Free online course “Maps and the Geospatial Revolution”, a MOOC

You surely have heard of “MOOCs” (short for Massive Open Online Course). There are hundreds of classes that one can participate online, by prominent professors from well-known universities. And hundreds, and sometimes hundreds-of-thousands people seem to do it (take these classes). This is an exciting development as it allows people to get a taste of something potentially very expensive*, and likely to be unreachable because of boundaries and other space/time constraints, even if you had the money. If you actually follow through the online courses, you get the whole deal; lecture (you can listen to whenever you want, have the teacher repeat something as many times as you want), the exercises, and classmates (over forums).
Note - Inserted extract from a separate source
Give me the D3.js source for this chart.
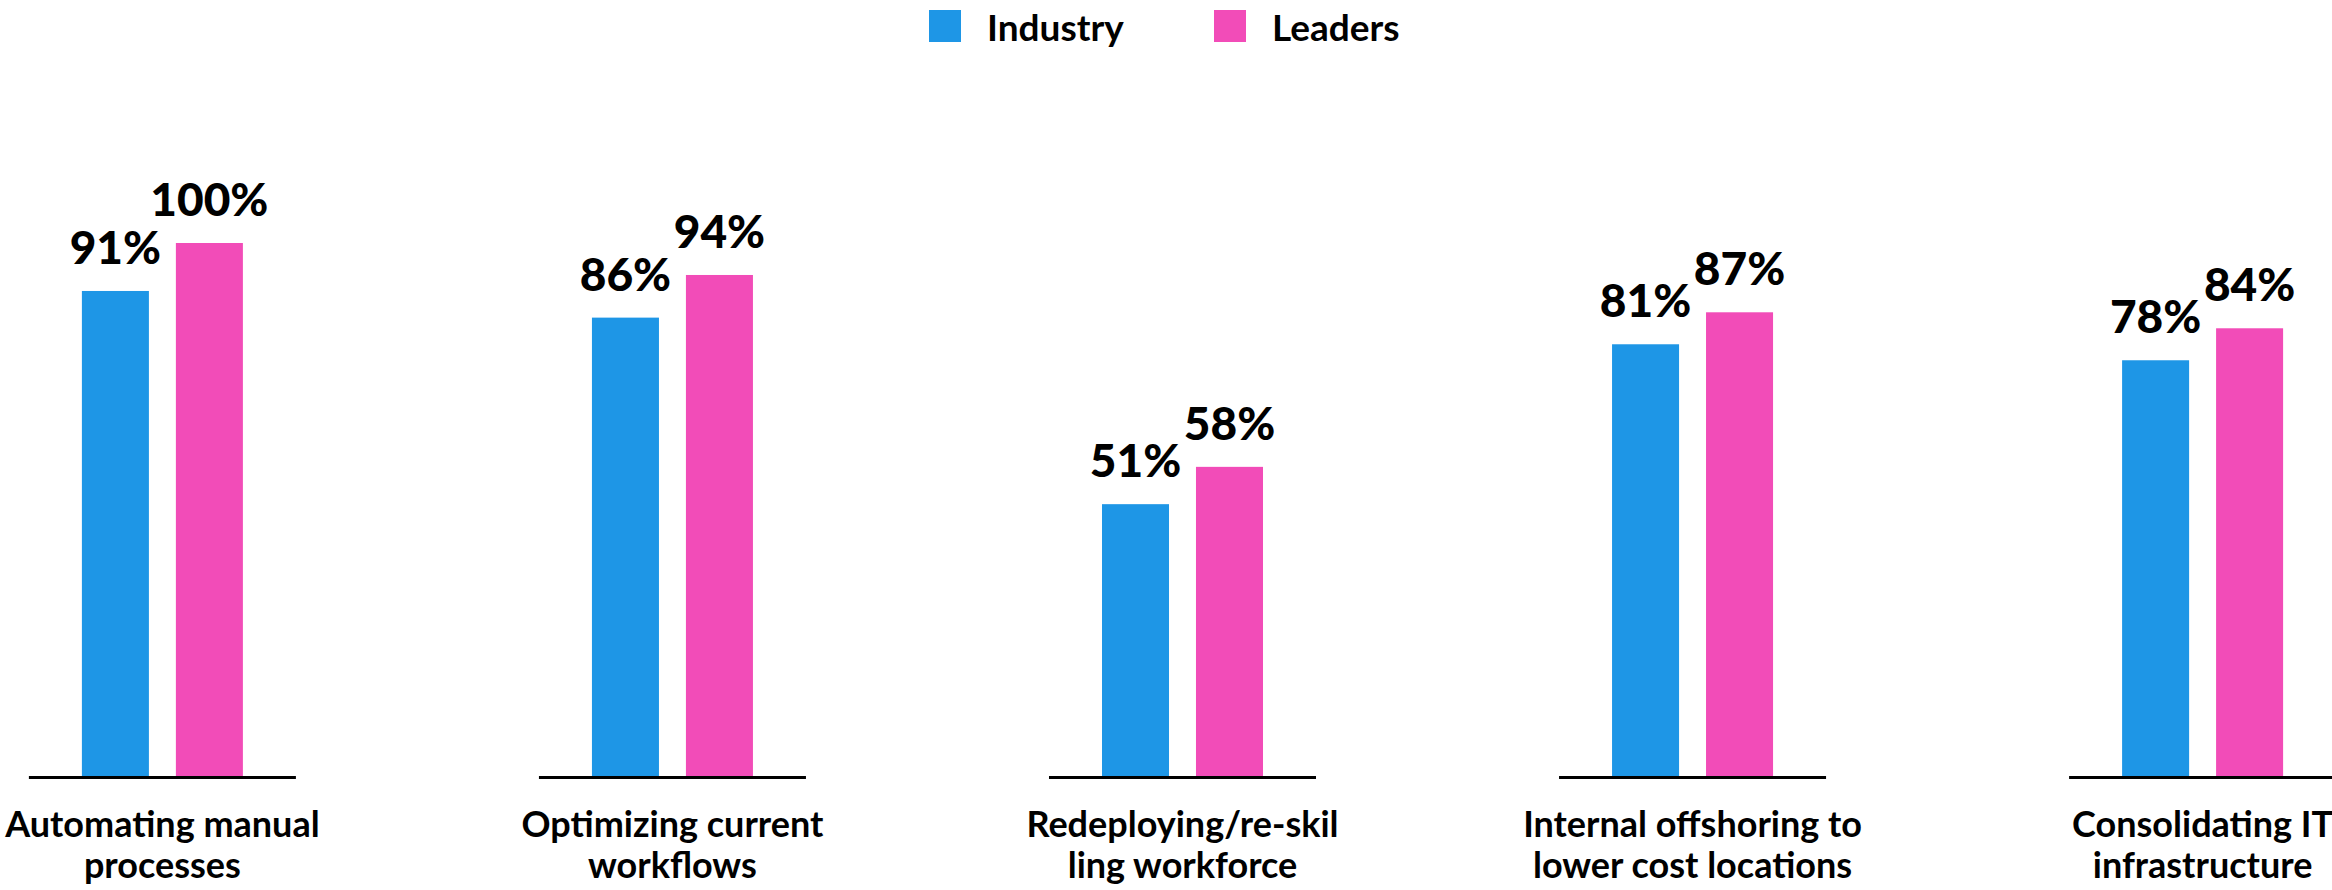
<!DOCTYPE html>
<html>
<head>
<meta charset="utf-8">
<script src="https://cdn.jsdelivr.net/npm/d3@7"></script>
<style>
  body { margin: 0; background: #fff; }
  text { font-family: Lato, "Open Sans", sans-serif; fill: #000; }
  .value { font-size: 46px; font-weight: 900; }
  .cat { font-size: 36px; font-weight: 700; }
  .legend-label { font-size: 37px; font-weight: 700; }
</style>
</head>
<body>
<svg id="chart"></svg>
<script>
const categories = [
  ['Automating manual', 'processes'],
  ['Optimizing current', 'workflows'],
  ['Redeploying/re-skil', 'ling workforce'],
  ['Internal offshoring to', 'lower cost locations'],
  ['Consolidating IT', 'infrastructure']
];
const seriesNames = ['Industry', 'Leaders'];
const industry = [91, 86, 51, 81, 78];
const leaders = [100, 94, 58, 87, 84];
const colors = {Industry: '#1e96e6', Leaders: '#f24cb8'};

const chartSize = {width: 2332, height: 890};
const baseY = 776;

const svg = d3.select('#chart')
    .attr('width', chartSize.width)
    .attr('height', chartSize.height);

const keys = categories.map(c => c.join(' '));
const rows = keys.map((k, i) => ({key: k, lines: categories[i], Industry: industry[i], Leaders: leaders[i]}));

const x0 = d3.scaleBand()
    .domain(keys)
    .range([-92.5, 2457.5])
    .paddingInner(0.4765)
    .paddingOuter(0.238);

const x1 = d3.scaleBand()
    .domain(seriesNames)
    .range([53, 214])
    .paddingInner(0.287);

const y = d3.scaleLinear()
    .domain([0, 100])
    .range([baseY, 243]);

const groups = svg.selectAll('g.group')
    .data(rows)
    .join('g')
    .attr('class', 'group')
    .attr('transform', d => `translate(${x0(d.key)},0)`);

groups.selectAll('rect')
    .data(d => seriesNames.map(s => ({s, v: d[s]})))
    .join('rect')
    .attr('x', d => x1(d.s))
    .attr('y', d => y(d.v))
    .attr('width', x1.bandwidth())
    .attr('height', d => y(0) - y(d.v))
    .attr('fill', d => colors[d.s]);

groups.selectAll('text.value')
    .data(d => seriesNames.map(s => ({s, v: d[s]})))
    .join('text')
    .attr('class', 'value')
    .attr('x', d => x1(d.s) + x1.bandwidth() / 2)
    .attr('y', d => y(d.v) - 27)
    .attr('text-anchor', 'middle')
    .text(d => d.v + '%');

// baseline under each group
groups.append('line')
    .attr('x1', 0)
    .attr('x2', x0.bandwidth())
    .attr('y1', baseY + 1.5)
    .attr('y2', baseY + 1.5)
    .attr('stroke', '#000')
    .attr('stroke-width', 3);

groups.append('text')
    .attr('class', 'cat')
    .attr('text-anchor', 'middle')
    .attr('x', x0.bandwidth() / 2)
    .attr('y', 837)
    .selectAll('tspan')
    .data(d => d.lines)
    .join('tspan')
    .attr('x', x0.bandwidth() / 2)
    .attr('dy', (d, i) => i === 0 ? 0 : 41)
    .text(d => d);

// legend
const legendX = [929, 1214];
const legend = svg.selectAll('g.legend')
    .data(seriesNames)
    .join('g')
    .attr('class', 'legend')
    .attr('transform', (d, i) => `translate(${legendX[i]},10)`);

legend.append('rect')
    .attr('width', 32)
    .attr('height', 32)
    .attr('fill', d => colors[d]);

legend.append('text')
    .attr('class', 'legend-label')
    .attr('x', 58)
    .attr('y', 31)
    .text(d => d);
</script>
</body>
</html>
It’s not the real thing where you have face-to-face interaction, but from certain aspects, it comes pretty close (you just need to have the self-discipline to follow the schedule through ;)).

All that said, this blog is mainly about a new MOOC on maps, by Anthony Robinson, a member of our working group; whom also was with us when we organized the ISPRS workshop last September. Anthony offers a 5-week course (6-9h/week workload) over at coursera, where you can:

    “Learn how advances in geospatial technology and analytical methods have changed how we do everything, and discover how to make maps and analyze geographic patterns using the latest tools.”

Have a look! You may find some of it interesting and useful.

* When I say potentially expensive, I’m thinking of the tuition fees in the US universities. I know of the saying “if you think education is expensive, try ignorance” — but I believe that wasn’t meant for defending commercializing of the education. Many of the European countries still offer free higher education (costs of running a university then is mainly covered by the state, i.e. taxes). I had to urge to look and see what’s the global situation (access to education in relation to costs) but didn’t find a map based on a quick search. Do any of you know such a map/set of maps?